Clinton also said that she was "glad" that the U.S. is taking a closer look at visa security and suggested that the Department of Homeland Security should dispatch agents to "high risk countries" to "better investigate" visa applicants.
"Anyone who has traveled in the past five years to a country facing serious problems with terrorism foreign fighters should have to go through a full visa investigation," Clinton said, "no matter where they're from."Clinton’s team has been working extensively with state parties across the country, with an eye on repair and improvement in advance of the general election.
Top officials with Hillary Clinton’s campaign have started assessing the strength of local Democratic parties and ordering up investments to correct organizational deficiencies and financial shortfalls in the battleground states she will need in her column to win the White House.
The health of state parties has been an obsession for both Bill and Hillary Clinton for years, and the candidate has been closely watching some of them since 2013, knowing that a strong ground game and finance operation in Florida and Ohio in particular could make the difference between a Democrat and a Republican in the White House. So she made revitalizing the decimated state infrastructures a focus of her 2016 effort shortly after launching her bid in April.

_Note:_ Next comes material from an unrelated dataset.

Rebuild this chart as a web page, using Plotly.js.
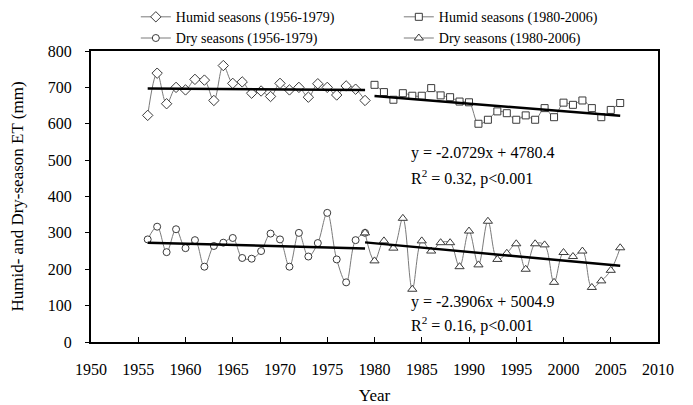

“Our campaign remains focused on outreach to Democrats in these primary states – including the March primary contests and helping our state parties as they hold the Republican candidates accountable for their out-of-touch and out-of-date agenda,” said campaign spokesman Jesse Ferguson.
The campaign has had access to information about the state parties’ funding and spending practices since it negotiated joint fundraising agreements with most of them over the summer and fall, and it sent $24,000 each to the potential battlegrounds of Florida, Virginia, and Pennsylvania — not an early-voting state at all — shortly after the agreement was formalized.